De plus, le gouvernement estime qu'aujourd'hui, 90% des panneaux installés en France viennent de Chine, ce qui est possible mais ce chiffre ne peut être vérifié car nous ne savons pas sur quelles données se base le gouvernement.
Toujours selon celui ci , le Grenelle de l'Environnement, «ce n'est pas une augmentation de 5% de la facture d'électricité pour subventionner l'industrie chinoise: le grenelle, c'est de l'emploi vert en France» et c'est pour cela que le gouvernement a suspendu le marché des subventions pendant le moratoire de 3 mois. Il faut rappeler aussi que le Grenelle de l'environnement, en plus d'améliorer notre environnement, aurait du créer 600.000 emplois non délocalisables. Cette promesse n'a pas été encore tenue et ne le sera surement pas si les subventions pour encourager la filière sont stoppées.

Mais il faut aussi faire un parallèle, c'est parce qu'il y aura un marché national suffisant, incité par des aides, que les industriels français pourront se développer et que les particuliers pourront s'équiper. C'est de la pure logique économique car ce coup d'arrêt porté à la filière photovoltaïque aura des incidences concrètes néfastes et immédiates sur toutes les filières sur lesquelles elle s'adossait et générait des revenus providentiels en cette période de crise. Les principaux concernés sont tous les métiers liés à la construction : charpentiers, terrassier, couvreurs, électriciens et architectes. Mais également tous les agriculteurs qui sont de plus en plus à la recherche de revenus complémentaires et pour qui un nouveau hangar est un outil de travail important.
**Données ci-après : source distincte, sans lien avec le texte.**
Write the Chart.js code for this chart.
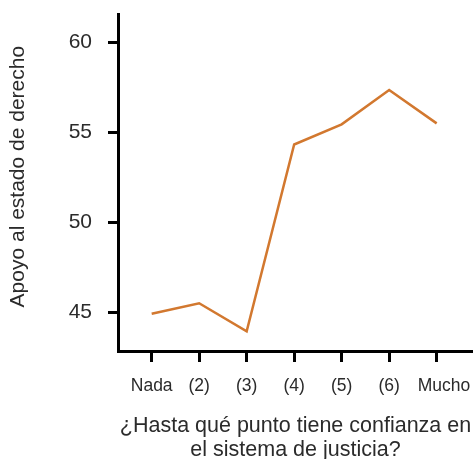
<!DOCTYPE html>
<html>
<head>
<meta charset="utf-8">
<script src="https://cdn.jsdelivr.net/npm/chart.js@4/dist/chart.umd.min.js"></script>
<style>
  html, body { margin: 0; padding: 0; background: #fff; }
  #wrap { width: 473px; height: 459px; position: relative; }
</style>
</head>
<body>
<div id="wrap"><canvas id="apoyoChart"></canvas></div>
<script>
// categorías del eje X
const categorias = ["Nada", "(2)", "(3)", "(4)", "(5)", "(6)", "Mucho"];
// apoyo al estado de derecho
const apoyo = [44.94, 45.52, 43.96, 54.33, 55.45, 57.35, 55.5];
// marcas del eje Y
const ticksY = [45, 50, 55, 60];

const FONT = "'Liberation Sans', Arial, sans-serif";
const TXT = "#2b2b2b";

const ctx = document.getElementById("apoyoChart").getContext("2d");

new Chart(ctx, {
  type: "line",
  data: {
    datasets: [
      {
        label: "Apoyo",
        data: apoyo.map((v, i) => ({ x: i, y: v })),
        borderColor: "#d2782f",
        borderWidth: 2.5,
        pointRadius: 0,
        tension: 0,
        fill: false,
      },
    ],
  },
  options: {
    responsive: true,
    maintainAspectRatio: false,
    animation: false,
    layout: { padding: { top: 14, right: 0, left: 0, bottom: 0 } },
    plugins: {
      legend: { display: false },
      tooltip: { enabled: false },
    },
    scales: {
      x: {
        type: "linear",
        min: -0.709,
        max: 6.765,
        afterBuildTicks: (s) => {
          s.ticks = categorias.map((_, i) => ({ value: i }));
        },
        afterFit: (s) => {
          s.height = 108;
          s.paddingLeft = 0;
          s.paddingRight = 0;
        },
        border: { display: true, color: "#000", width: 3 },
        grid: {
          drawOnChartArea: false,
          drawTicks: true,
          tickLength: 11,
          color: "#000",
          lineWidth: 3,
        },
        ticks: {
          padding: 14,
          color: TXT,
          maxRotation: 0,
          autoSkip: false,
          font: { size: 17.5, family: FONT },
          // la última etiqueta aparece algo desplazada a la derecha en el original
          callback: (v) => (v === categorias.length - 1 ? "   " : "") + categorias[v],
        },
        title: {
          display: true,
          text: ["¿Hasta qué punto tiene confianza en", "el sistema de justicia?"],
          color: TXT,
          font: { size: 21.5, family: FONT, lineHeight: 1.12 },
          padding: { top: 0, bottom: -3 },
        },
      },
      y: {
        min: 42.87,
        max: 61.57,
        afterBuildTicks: (s) => {
          s.ticks = ticksY.map((v) => ({ value: v }));
        },
        afterFit: (s) => {
          s.width = 118;
          s.paddingTop = 0;
          s.paddingBottom = 0;
        },
        border: { display: true, color: "#000", width: 3 },
        grid: {
          drawOnChartArea: false,
          drawTicks: true,
          tickLength: 10,
          color: "#000",
          lineWidth: 3,
        },
        ticks: {
          padding: 16,
          color: TXT,
          font: { size: 21, family: FONT },
        },
        title: {
          display: true,
          text: "  Apoyo al estado de derecho",
          color: TXT,
          font: { size: 21, family: FONT, lineHeight: 1.2 },
          padding: { top: 5.4, bottom: 0 },
        },
      },
    },
  },
});
</script>
</body>
</html>
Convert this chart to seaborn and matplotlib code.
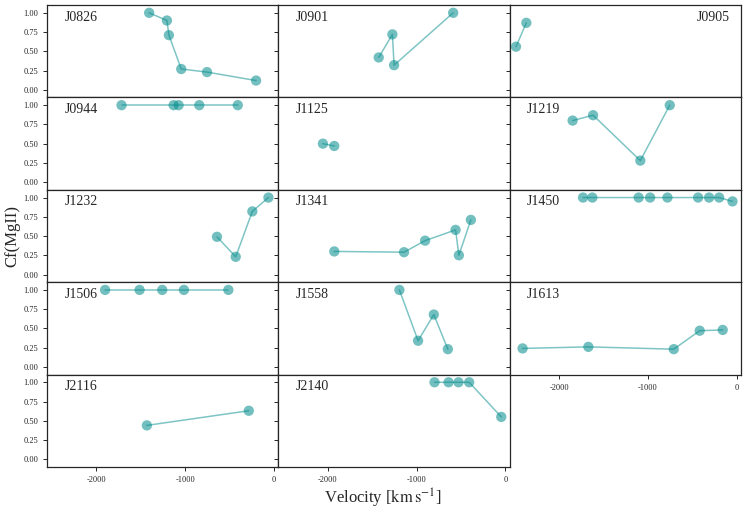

De plus, le gouvernement estime que certains industriels auraient profité du rachat de cette énergie à un cout extrêmement fort pour spéculer... est ce vraiment le cas ?


b) Véritables spéculations ou campagne de dénigrement de la filière ?

A l'époque de Mr Borloo, les industriels du solaire étaient considérés comme des relais de croissance verte et maintenant ils seraient devenus des spéculateurs; les industriels voient dans ses accusations une manipulation et une campagne de communication, une volonté de leur nuire.

Cette campagne de dénigrement aurait débuté en juin 2010 avec la publication d'un communiqué je cite «... si on continue de développer le photovoltaïque en masse, on pourrait provoquer un black out, et ainsi les fusibles du réseau (ndlr : le réseau ERDF) lâcheraient à cause d'une quantité d'énergie trop importante». Comme je l'ai dit, la part du solaire en France ne représente aujourd'hui qu'un petit pourcent du marché de l'énergie; donc si un tel taux peut provoquer un effondrement des réseaux, comment allons nous faire en 2020 lorsque notre objectif des 23% des parts de marchés devra être atteint...

De plus, selon ERDF, le prix de l'électricité va augmenter à cause du photovoltaïque, c'est bien sûr faux, la réalité de l'augmentation des factures d'électricité, c'est pour son besoin d'investir dans de nouvelles usines nucléaires ou entretenir les centrales existantes; le coût du photovoltaïque ne sera que de 2éme ordre.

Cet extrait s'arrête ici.